The bank said that there was no reason to doubt the validity of the certificate presented by Mr B and Ms X. It was not in the practice of collecting or sighting collateral evidence such as company constitutions, and had acted in good faith. It declined to take responsibility for the actions of Mr B and Ms X on the grounds that this was an internal matter for the company to deal with. The bank stated that Mr A should have been more vigilant about the company’s funds. On one occasion Mr A had accepted a personal cheque from the company account with Ms X’s signature on it. On top of that, he had not bothered to look at the account statements.

When examining the documents required by the bank to open the account, I noted that none of the forms associated with its account operating instructions had been completed wholly in accordance with the bank’s requirements. Taken individually, perhaps none of these shortcomings was significant. However, in combination they suggested that the account opening process was severely compromised. Effectively, identification safeguards designed to protect customers and to prevent the possible misuse of banking systems had been bypassed.

The bank had failed to obtain any evidence that the company was genuine or any corporate authority for the opening of the account. These factors compounded the errors made at the form-filling stage, and made it more possible for fraudulent operations to take place on the account.

I found that the bank’s procedures on this occasion did not conform to good banking practice, and were also below the standard expected by the bank itself. There is a basic obligation on a bank to protect a customer’s property. It cannot be the customer’s responsibility to judge whether front line staff are sufficiently knowledgeable or experienced to open a company account.

I did agree with the bank that Mr A should have been more attentive to the account’s activities. It should have been obvious to him on several occasions that an unauthorised person was co-signing company cheques, as he had seen some of these cheques himself. Mr A became suspicious in early 2005, yet did not investigate matters until September of that year.

Mr A accepted that many of the fraudulent cheques were most probably paid in return for services to the company, but disputed seven cheques. One cheque was paid to Mr B, and it was impossible to determine whether or not this amount was owed to him as a shareholder. I accepted that the other six cheques were paid to people who had not provided any benefit to the company.

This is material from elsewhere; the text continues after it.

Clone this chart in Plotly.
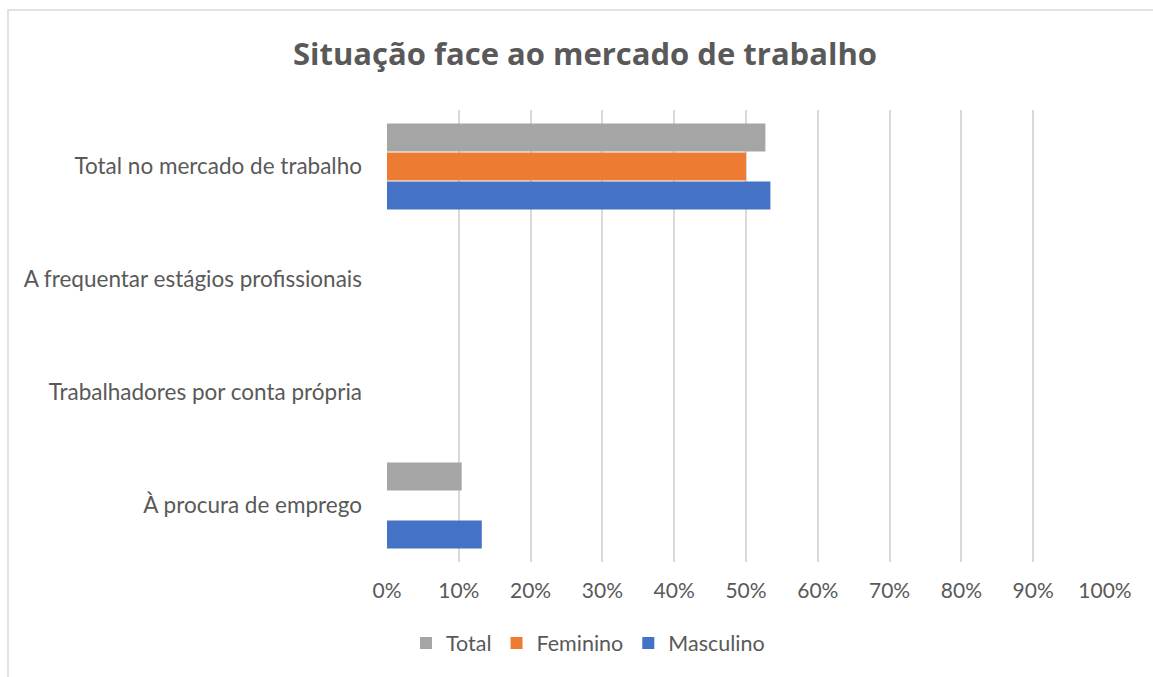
import plotly.graph_objects as go

# ── Data ──────────────────────────────────────────────────────────────────────
categories = [
    "Total no mercado de trabalho",
    "A frequentar estágios profissionais",
    "Trabalhadores por conta própria",
    "À procura de emprego",
]
total = [0.527, 0.0, 0.0, 0.104]
feminino = [0.500, 0.0, 0.0, 0.0]
masculino = [0.534, 0.0, 0.0, 0.132]
x_ticks = [i / 10 for i in range(11)]

W, H = 1153, 677
L, R, T, B = 387, 48, 110, 115
PW, PH = W - L - R, H - T - B

FONT = "Lato, 'Open Sans', sans-serif"
TXT = "#595959"


def px_x(p):
    return (p - L) / PW


def px_y(p):
    return (H - B - p) / PH


fig = go.Figure()
for name, vals, color in [
    ("Total", total, "#A5A5A5"),
    ("Feminino", feminino, "#EE7B32"),
    ("Masculino", masculino, "#4472C4"),
]:
    fig.add_trace(go.Bar(
        y=categories, x=vals, name=name, orientation="h",
        marker=dict(color=color, line=dict(width=0)),
    ))

fig.update_layout(
    width=W, height=H,
    margin=dict(l=L, r=R, t=T, b=B),
    paper_bgcolor="white", plot_bgcolor="white",
    barmode="group", bargap=0.23, bargroupgap=0.04,
    font=dict(family=FONT, color=TXT, size=22.5),
    title=dict(
        text="<b>Situação face ao mercado de trabalho</b>",
        x=px_x(585), xref="paper", xanchor="center",
        y=1 - 54 / H, yanchor="middle",
        font=dict(size=31, color=TXT, family="'Open Sans', sans-serif"),
    ),
    legend=dict(
        orientation="h", x=px_x(588), xanchor="center",
        y=px_y(643), yanchor="middle",
        font=dict(size=21.5, color=TXT), traceorder="normal",
        itemwidth=30,
    ),
    shapes=[dict(
        type="rect", xref="paper", yref="paper",
        x0=px_x(8), x1=px_x(1200), y0=px_y(720), y1=px_y(10),
        line=dict(color="#D9D9D9", width=1.5), layer="below",
    )],
)

fig.update_xaxes(
    range=[0, 1], tickvals=x_ticks, tickformat=".0%",
    tickfont=dict(size=21),
    showgrid=True, gridcolor="#D9D9D9", gridwidth=2,
    zeroline=False, showline=False, ticks="",
    ticklabelstandoff=14, fixedrange=True,
)
fig.update_yaxes(
    autorange="reversed", showgrid=False, zeroline=False,
    showline=False, ticks="", ticklabelstandoff=24,
)

# browser default body margin would shift the figure by 8px
fig.write_html("out.html", config={"displayModeBar": False},
               post_script="document.body.style.margin='0';")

I found that Mr A should be entirely reimbursed for one cheque, as he could not have been expected to have been aware of any unauthorised dealings at that time. I considered that Mr A had contributed to the loss arising from the other five cheques, as he should have been more vigilant about the account’s activities. Accordingly, I concluded that the bank should reimburse 50% of the total amount of these five disputed cheques.

Mr A had suffered considerable stress and anxiety when funds were unavailable. He had also been required to devote considerable time to researching the events. I therefore proposed payment of $2,000 compensation for inconvenience, amounting to total compensation of $12,712. Both the bank and Mr A accepted my proposal.